The bill is “an important step toward creating a more competitive and viable freight rail system,” ACC’s Dooley says. “We are glad to see that the bill enhances the role of STB and encourages it to proactively protect the rights of both the shippers and railroads.”

Edward R. Hamberger, president of the Association of American Railroads, the main lobbying group for the freight rail industry, says he has “concerns about certain provisions in the bill” but is willing to work with Congress and the White House to craft final legislation that “ensures railroads can continue to make the investments that sustain a healthy national rail network.”

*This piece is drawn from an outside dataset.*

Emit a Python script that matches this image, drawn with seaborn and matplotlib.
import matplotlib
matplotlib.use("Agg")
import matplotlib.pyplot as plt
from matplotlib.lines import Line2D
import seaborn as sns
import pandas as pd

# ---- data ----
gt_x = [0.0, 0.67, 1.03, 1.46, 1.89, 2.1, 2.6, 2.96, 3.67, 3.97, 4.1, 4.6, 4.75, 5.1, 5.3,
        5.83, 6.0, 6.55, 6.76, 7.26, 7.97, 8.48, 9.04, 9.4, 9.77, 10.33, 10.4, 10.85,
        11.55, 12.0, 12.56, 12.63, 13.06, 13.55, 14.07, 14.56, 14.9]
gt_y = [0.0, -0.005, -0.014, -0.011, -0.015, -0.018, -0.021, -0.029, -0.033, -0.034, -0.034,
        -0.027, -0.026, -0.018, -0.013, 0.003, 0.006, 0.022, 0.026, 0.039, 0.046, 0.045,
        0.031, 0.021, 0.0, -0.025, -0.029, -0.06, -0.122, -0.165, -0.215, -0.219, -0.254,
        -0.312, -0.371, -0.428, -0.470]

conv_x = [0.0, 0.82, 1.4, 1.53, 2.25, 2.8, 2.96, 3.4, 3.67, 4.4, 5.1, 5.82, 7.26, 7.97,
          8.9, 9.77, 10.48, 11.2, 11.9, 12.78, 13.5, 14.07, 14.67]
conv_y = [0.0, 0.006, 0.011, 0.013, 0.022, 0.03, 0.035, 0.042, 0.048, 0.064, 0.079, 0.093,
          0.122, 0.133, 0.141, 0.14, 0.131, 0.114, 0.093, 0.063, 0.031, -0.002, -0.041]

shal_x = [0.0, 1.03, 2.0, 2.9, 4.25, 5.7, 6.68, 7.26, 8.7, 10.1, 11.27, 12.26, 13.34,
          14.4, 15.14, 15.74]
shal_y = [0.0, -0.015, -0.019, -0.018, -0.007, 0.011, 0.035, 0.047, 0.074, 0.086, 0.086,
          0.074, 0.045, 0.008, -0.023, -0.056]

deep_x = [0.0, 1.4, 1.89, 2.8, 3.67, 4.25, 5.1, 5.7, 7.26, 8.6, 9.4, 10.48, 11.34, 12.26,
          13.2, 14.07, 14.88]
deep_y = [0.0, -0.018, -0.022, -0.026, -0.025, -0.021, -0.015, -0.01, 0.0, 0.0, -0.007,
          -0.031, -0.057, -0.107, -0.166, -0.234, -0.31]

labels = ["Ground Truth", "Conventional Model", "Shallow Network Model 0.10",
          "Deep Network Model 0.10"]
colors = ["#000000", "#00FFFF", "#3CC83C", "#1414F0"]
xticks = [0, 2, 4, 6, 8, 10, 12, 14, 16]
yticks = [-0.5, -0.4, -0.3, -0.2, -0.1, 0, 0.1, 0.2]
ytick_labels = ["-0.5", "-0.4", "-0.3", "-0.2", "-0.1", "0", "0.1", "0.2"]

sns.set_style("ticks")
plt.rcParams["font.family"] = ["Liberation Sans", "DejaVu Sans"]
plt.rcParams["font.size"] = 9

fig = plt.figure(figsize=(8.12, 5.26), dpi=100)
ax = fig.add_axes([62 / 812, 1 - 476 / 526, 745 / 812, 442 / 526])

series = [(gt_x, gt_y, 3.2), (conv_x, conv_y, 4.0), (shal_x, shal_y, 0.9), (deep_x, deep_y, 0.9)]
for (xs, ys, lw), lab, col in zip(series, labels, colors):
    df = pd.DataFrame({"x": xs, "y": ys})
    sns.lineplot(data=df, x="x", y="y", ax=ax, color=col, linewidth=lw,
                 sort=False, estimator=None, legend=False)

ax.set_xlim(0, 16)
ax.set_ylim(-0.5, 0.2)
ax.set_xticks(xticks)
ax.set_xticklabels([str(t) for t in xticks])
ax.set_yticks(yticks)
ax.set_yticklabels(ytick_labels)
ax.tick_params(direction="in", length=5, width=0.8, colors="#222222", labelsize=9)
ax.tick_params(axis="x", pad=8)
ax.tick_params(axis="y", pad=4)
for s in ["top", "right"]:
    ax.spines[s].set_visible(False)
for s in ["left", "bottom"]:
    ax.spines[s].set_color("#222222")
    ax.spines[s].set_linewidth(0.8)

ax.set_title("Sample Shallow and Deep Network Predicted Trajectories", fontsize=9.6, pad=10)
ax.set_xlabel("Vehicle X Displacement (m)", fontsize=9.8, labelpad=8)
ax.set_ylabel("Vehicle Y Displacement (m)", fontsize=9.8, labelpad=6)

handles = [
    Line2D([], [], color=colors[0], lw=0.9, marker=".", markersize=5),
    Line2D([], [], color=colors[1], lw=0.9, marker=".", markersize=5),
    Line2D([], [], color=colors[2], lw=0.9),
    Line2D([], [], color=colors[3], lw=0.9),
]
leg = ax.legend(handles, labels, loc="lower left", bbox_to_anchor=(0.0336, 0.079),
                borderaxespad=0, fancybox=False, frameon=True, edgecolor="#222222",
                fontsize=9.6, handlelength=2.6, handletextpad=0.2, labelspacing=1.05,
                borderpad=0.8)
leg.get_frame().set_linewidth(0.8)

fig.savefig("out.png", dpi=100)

Railroads have long warned that “re-regulating” the industry could threaten the profits that allow them to invest in track system upgrades. Since passage of the Staggers Act, freight railroads say they have invested more than $440 billion to revitalize the nation’s rail infrastructure.

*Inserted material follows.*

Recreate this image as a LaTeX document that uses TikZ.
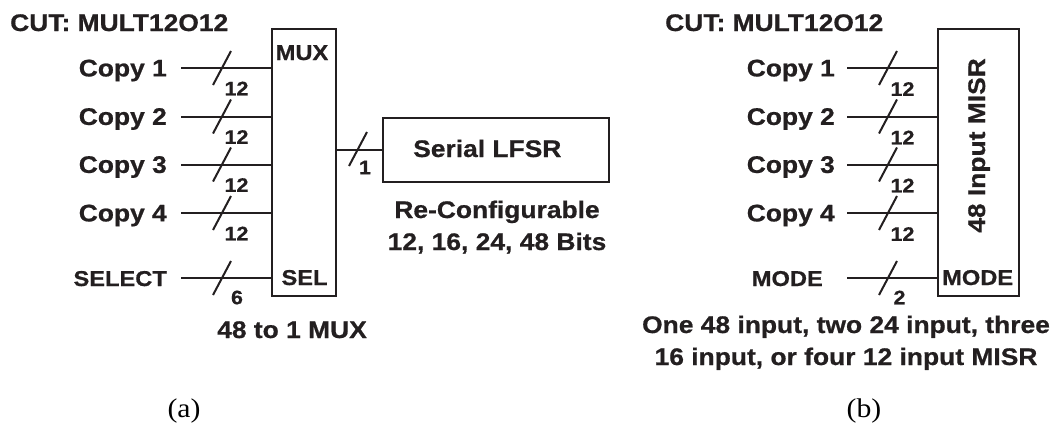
\documentclass[tikz,border=0pt]{standalone}
\usepackage{fontspec}
\newfontfamily\lab{Liberation Sans}[FakeStretch=1.1, BoldFeatures={FakeBold=0.7}]
\newfontfamily\ser{Liberation Serif}[FakeStretch=1.1]
\usetikzlibrary{calc}
\definecolor{ink}{HTML}{231F20}
\tikzset{
  wire/.style={line width=2pt, draw=ink},
  box/.style={draw=ink, line width=2.5pt, inner sep=0pt},
  lbl/.style={font=\lab\bfseries\fontsize{24}{32}\selectfont, text=ink, inner sep=0pt},
  sm/.style={font=\lab\bfseries\fontsize{21.5}{26}\selectfont, text=ink, inner sep=0pt},
  num/.style={font=\lab\bfseries\fontsize{19.5}{22}\selectfont, text=ink, inner sep=0pt},
  subcap/.style={font=\ser\fontsize{27}{30}\selectfont, text=black, inner sep=0pt},
  pics/bus/.style n args={2}{code={\draw[wire] (-9,17) -- (9,-17); \node[num] (-n) at #2 {#1};}}
}
\begin{document}
\begin{tikzpicture}[x=1pt,y=-1pt]
\useasboundingbox (0,0) rectangle (1058,426);
% ---------------- (a) ----------------
\node[lbl, anchor=base west] (cuta) at (10,31) {CUT: MULT12O12};
\node[box, minimum width=64pt, minimum height=267pt] (mux) at (304,162.5) {};
\node[sm, anchor=base] (muxl) at (302,60) {MUX};
\node[sm, anchor=base] (sell) at (304.5,285) {SEL};
\foreach \i/\y in {1/68,2/116.5,3/164.5,4/213}{
  \coordinate (a\i w) at (181,\y);
  \node[lbl, anchor=base east] (a\i) at ($(a\i w)+(-14,8.4)$) {Copy \i};
  \draw[wire] (a\i w) -- (a\i w -| mux.west);
  \pic (as\i) at (222,\y) {bus={12}{(14.5,20.5)}};
}
\coordinate (asw) at (181,278);
\node[sm, anchor=base east] (sel) at ($(asw)+(-14,8)$) {SELECT};
\draw[wire] (asw) -- (asw -| mux.west);
\pic (ass) at (222,278) {bus={6}{(15,19.5)}};
\node[lbl, anchor=base west] (muxcap) at (217,338) {48 to 1 MUX};
\node[box, minimum width=226pt, minimum height=64pt] (lfsr) at (496,150) {};
\node[lbl, anchor=base west] (lfsrl) at (413,157) {Serial LFSR};
\draw[wire] (mux.east |- lfsr.west) -- (lfsr.west);
\pic (aso) at (358,149) {bus={1}{(7,18.5)}};
\node[lbl, anchor=base] (rc1) at (497,218) {Re-Configurable};
\node[lbl, anchor=base] (rc2) at (497,250) {12, 16, 24, 48 Bits};
\node[subcap] (capa) at (184,411) {(a)};
% ---------------- (b) ----------------
\node[lbl, anchor=base west] (cutb) at (665,31) {CUT: MULT12O12};
\node[box, minimum width=81pt, minimum height=267pt] (misr) at (978.5,162.5) {};
\node[lbl, anchor=base, rotate=90] (misrl) at (985,145.5) {48 Input MISR};
\node[sm, anchor=base west] (model) at (942,285) {MODE};
\foreach \i/\y in {1/68,2/116.5,3/164.5,4/213}{
  \coordinate (b\i w) at (847,\y);
  \node[lbl, anchor=base east] (b\i) at ($(b\i w)+(-12,8.4)$) {Copy \i};
  \draw[wire] (b\i w) -- (b\i w -| misr.west);
  \pic (bs\i) at (888,\y) {bus={12}{(14.5,21)}};
}
\coordinate (bmw) at (847,278);
\node[sm, anchor=base east] (mode) at ($(bmw)+(-24,8)$) {MODE};
\draw[wire] (bmw) -- (bmw -| misr.west);
\pic (bsm) at (888,278) {bus={2}{(11.5,19.5)}};
\node[lbl, anchor=base] (mc1) at (846,333) {One 48 input, two 24 input, three};
\node[lbl, anchor=base] (mc2) at (846,365) {16 input, or four 12 input MISR};
\node[subcap] (capb) at (864,411) {(b)};
\end{tikzpicture}
\end{document}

“This bill would be the most significant rewrite of the railroad industry’s regulatory system in the past three decades,” Hamberger says. “Under the bill, Class I railroads would be required to open their privately owned and maintained rail networks and would face vastly expanded government involvement in railroad operations.”

Missing from the legislation is language that would end the railroads’ long-standing exemption from federal antitrust laws. Unlike other transportation industries, such as trucking and airlines, freight rail is exempt from Justice Department oversight and needs only STB approval for mergers, acquisitions, and collective rate-making agreements.

The railroad industry has used its antitrust immunity to “consolidate the country’s rail shipping down to four regional monopolies, giving these corporate behemoths tremendous monopoly pricing power that results in record profits at the expense of captive shippers,” CURE’s English says.

“We believe the bill needs to do more to fix outdated federal policies by including the antitrust measures approved last year by the Senate Judiciary Committee,” Dooley says.

In March 2009, the Judiciary Committee unanimously approved legislation (S. 146) that would strip railroads of their antitrust exemption (C&EN, March 16, 2009, page 34). But the Senate measure and a companion bill in the House of Representatives (H.R. 233) have been held up by strong opposition from the Association of American Railroads, which says the legislation would create a scenario where multiple agencies have overlapping authority over railroads.

That would cause “nothing but confusion for the railroads and those charged with enforcing the regulations,” Hamberger declares. “Overlapping regulatory schemes could derail the industry’s ability to meet the nation’s increased need for environmentally sound freight transportation.”

Many businesses besides the railroads, including agricultural marketing cooperatives, newspapers, and soft-drink bottlers, operate with limited antitrust exemptions, Hamberger points out. “All aspects of railroad practices exempt from antitrust laws are subject to STB jurisdiction,” he notes. “Eliminating the railroads’ exemptions would not fill any void in the law. There is no justification for singling out railroads.”

It’s unclear whether an antitrust reform amendment could muster the 60 votes it would need to clear the Senate floor. But Sen. Herbert H. Kohl (D-Wis.), chief sponsor of S. 146, says he will push to “include an effective repeal of the railroads’ antitrust exemption” in the STB reauthorization measure before the bill is considered by the full Senate later this year.

“The railroads’ antitrust exemption is wholly undeserved, shared by virtually no other industry, and clearly anticompetitive,” says Kohl, who chairs the Senate Judiciary Subcommittee on Antitrust, Business Rights & Competition.

Rockefeller says he has “long supported repealing the railroads’ antitrust exemptions and greater antitrust scrutiny of the rail industry.” And he will continue working with Kohl and other lawmakers, he vows, “to add antitrust reforms to our bill as it moves to the floor.”